During the initial stages of the TCJA, there was some concern that “like-kind” exchanges would be completely eliminated from the tax code. As it turns out, “like-kind” exchanges are still part of the tax code, but personal property is no longer eligible for “like-kind” exchange treatment. This change became effective for 2018 going forward. As a result of this change taxpayers should be mindful that the exchange of business use autos, or other business use personal property, could now have an immediate tax consequence attached to the exchange.

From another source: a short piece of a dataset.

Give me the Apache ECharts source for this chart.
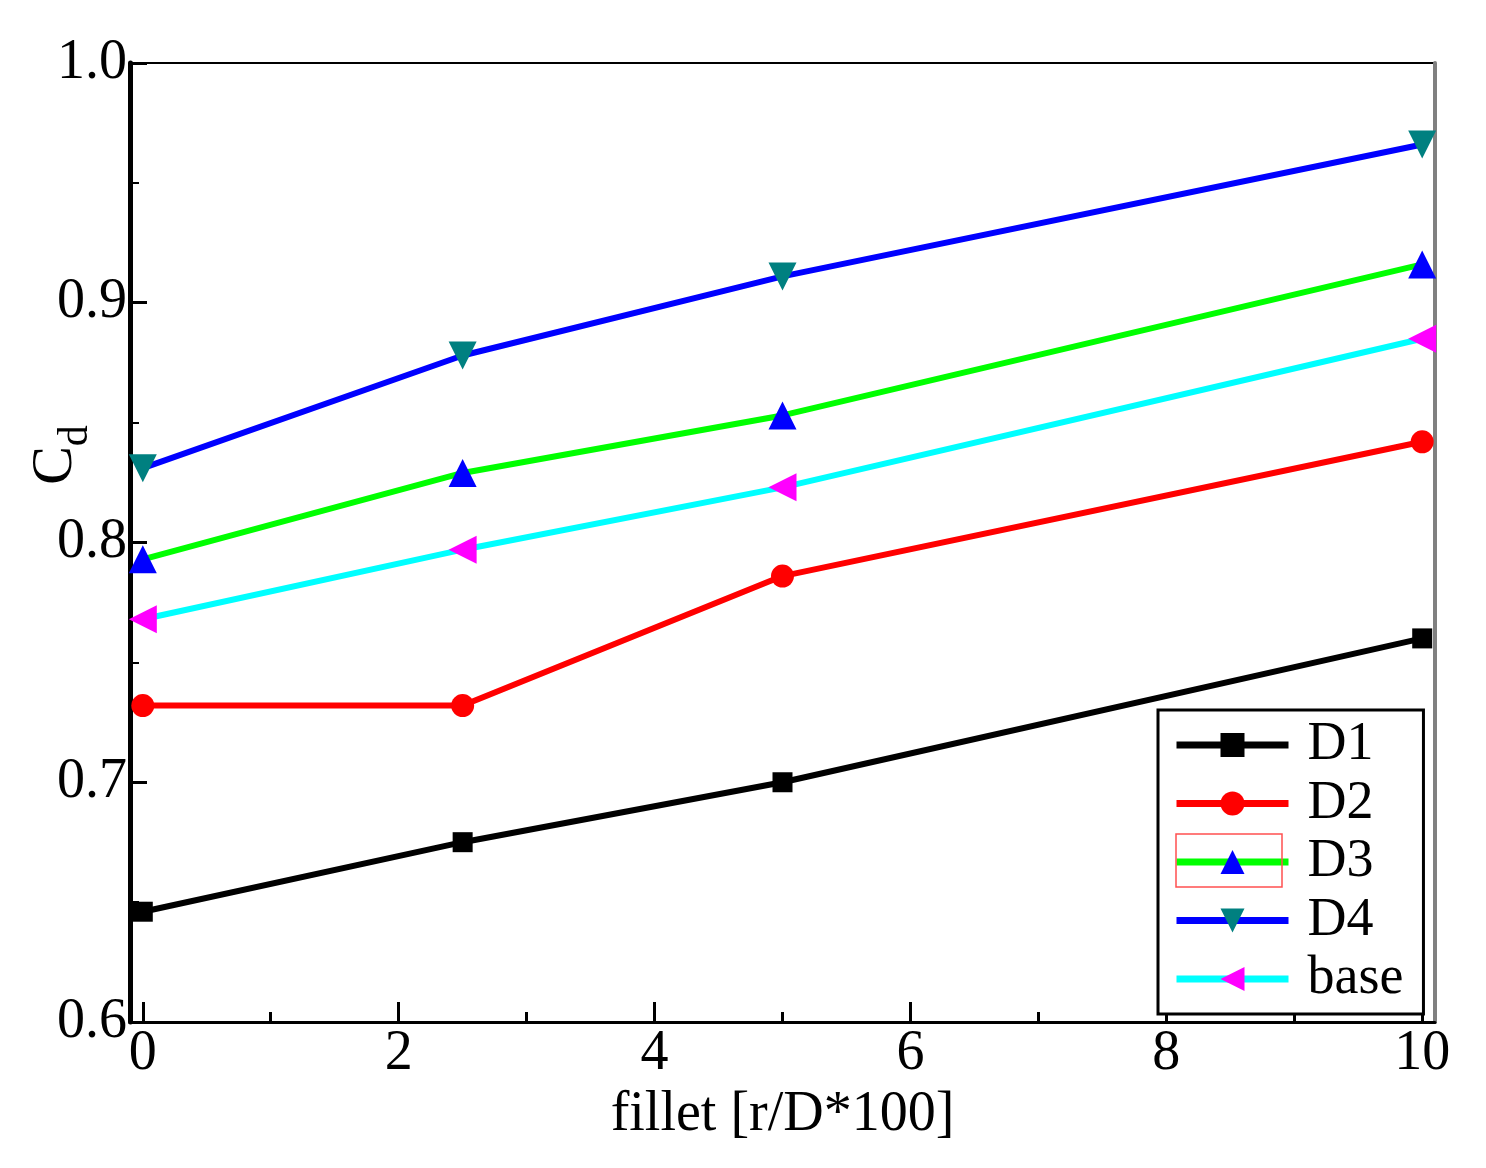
<!DOCTYPE html>
<html>
<head>
<meta charset="utf-8">
<script src="https://cdn.jsdelivr.net/npm/echarts@6/dist/echarts.min.js"></script>
<style>html,body{margin:0;padding:0;background:#fff}#chart{width:1486px;height:1168px}</style>
</head>
<body>
<div id="chart"></div>
<script>
// fillet radius r/D*100 and discharge coefficient per geometry
var fillet = [0, 2.5, 5, 10];
var d1 = [0.646, 0.675, 0.700, 0.760];
var d2 = [0.732, 0.732, 0.786, 0.842];
var d3 = [0.793, 0.829, 0.853, 0.916];
var d4 = [0.831, 0.878, 0.911, 0.966];
var base = [0.768, 0.797, 0.823, 0.885];
var xMajorTicks = [0, 2, 4, 6, 8, 10];
var xMinorTicks = [1, 3, 5, 7, 9];

var serif = "'Liberation Serif', 'Times New Roman', serif";

function pairs(ys) {
    return fillet.map(function (x, i) { return [x, ys[i]]; });
}

function makeSeries(name, values, lineColor, markColor, symbol, rotate, size) {
    return {
        name: name,
        type: 'line',
        data: pairs(values),
        symbol: symbol,
        symbolRotate: rotate,
        symbolSize: size,
        showAllSymbol: true,
        lineStyle: { color: lineColor, width: 6 },
        itemStyle: { color: markColor },
        emphasis: { disabled: true },
        animation: false
    };
}

var myChart = echarts.init(document.getElementById('chart'));
var option = {
    backgroundColor: '#fff',
    grid: {
        left: 130, right: 51, top: 63, bottom: 146,
        show: true, borderColor: '#000', borderWidth: 2
    },
    legend: {
        orient: 'vertical',
        left: 1158, top: 710,
        padding: [8, 20, 8, 15],
        itemWidth: 112, itemHeight: 30, itemGap: 4.5,
        borderColor: '#000', borderWidth: 3,
        backgroundColor: '#fff',
        lineStyle: { width: 7 },
        data: ['D1', 'D2', 'D3', 'D4', 'base'],
        textStyle: { fontFamily: serif, fontSize: 54, color: '#000', padding: [0, 0, 0, 14] }
    },
    xAxis: [
        {
            type: 'value', min: -0.1, max: 10.1,
            name: 'fillet [r/D*100]', nameLocation: 'middle', nameGap: 52,
            nameTextStyle: { fontFamily: serif, fontSize: 56, color: '#000' },
            axisLine: { onZero: false, lineStyle: { color: '#000', width: 3 } },
            axisTick: { inside: true, length: 20, customValues: xMajorTicks, lineStyle: { color: '#000', width: 3 } },
            axisLabel: { customValues: xMajorTicks, margin: 4, fontFamily: serif, fontSize: 56, color: '#000' },
            splitLine: { show: false }
        },
        {
            type: 'value', min: -0.1, max: 10.1, position: 'bottom',
            axisLine: { show: false, onZero: false },
            axisTick: { inside: true, length: 10, customValues: xMinorTicks, lineStyle: { color: '#000', width: 3 } },
            axisLabel: { show: false },
            splitLine: { show: false }
        }
    ],
    yAxis: [
        {
            type: 'value', min: 0.6, max: 1.0, interval: 0.1,
            axisLine: { show: true, onZero: false, lineStyle: { color: '#000', width: 5 } },
            axisTick: { inside: true, length: 17, lineStyle: { color: '#000', width: 3 } },
            minorTick: { show: true, splitNumber: 2, length: 9, lineStyle: { color: '#000', width: 2 } },
            axisLabel: {
                margin: 3, fontFamily: serif, fontSize: 56, color: '#000',
                formatter: function (v) { return v.toFixed(1); }
            },
            splitLine: { show: false }
        },
        {
            type: 'value', min: 0.6, max: 1.0, position: 'right',
            axisLine: { show: true, onZero: false, lineStyle: { color: '#808080', width: 4 } },
            axisTick: { show: false }, axisLabel: { show: false }, splitLine: { show: false }
        }
    ],
    graphic: [
        {
            type: 'text', x: 62, y: 455, rotation: Math.PI / 2,
            style: {
                text: '{c|C}{d|d}', align: 'center', verticalAlign: 'middle',
                rich: {
                    c: { fontFamily: serif, fontSize: 58, fill: '#000', lineHeight: 70, verticalAlign: 'top' },
                    d: { fontFamily: serif, fontSize: 42, fill: '#000', lineHeight: 70, verticalAlign: 'bottom' }
                }
            },
            z: 10
        },
        {
            type: 'rect', z: 20,
            shape: { x: 1176, y: 834, width: 106, height: 53 },
            style: { fill: 'none', stroke: '#ff5050', lineWidth: 1.5 }
        }
    ],
    series: [
        makeSeries('D1', d1, '#000000', '#000000', 'rect', 0, 20),
        makeSeries('D2', d2, '#ff0000', '#ff0000', 'circle', 0, 23),
        makeSeries('D3', d3, '#00ff00', '#0000ff', 'triangle', 0, 28),
        makeSeries('D4', d4, '#0000ff', '#008080', 'triangle', 180, 28),
        makeSeries('base', base, '#00ffff', '#ff00ff', 'triangle', 90, 28)
    ]
};
myChart.setOption(option);
</script>
</body>
</html>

While business and investment use real estate are still eligible for “like-kind” exchange treatment, any tangible personal property, such as furniture, which is sold with such real estate would have to be separately reported and the gain from the sale of the personal property would be realized in the year of exchange. Taxpayers should be mindful of this change as they negotiate the allocation of the sales price in future exchange transactions.
In theory, a “like-kind” exchange seems quite simple – relinquish property A, replace with “like-kind” property B, and defer tax to a future year. In actuality the process can be very complex and the rules must be followed carefully in order to achieve the desired outcome without any unforeseen consequences.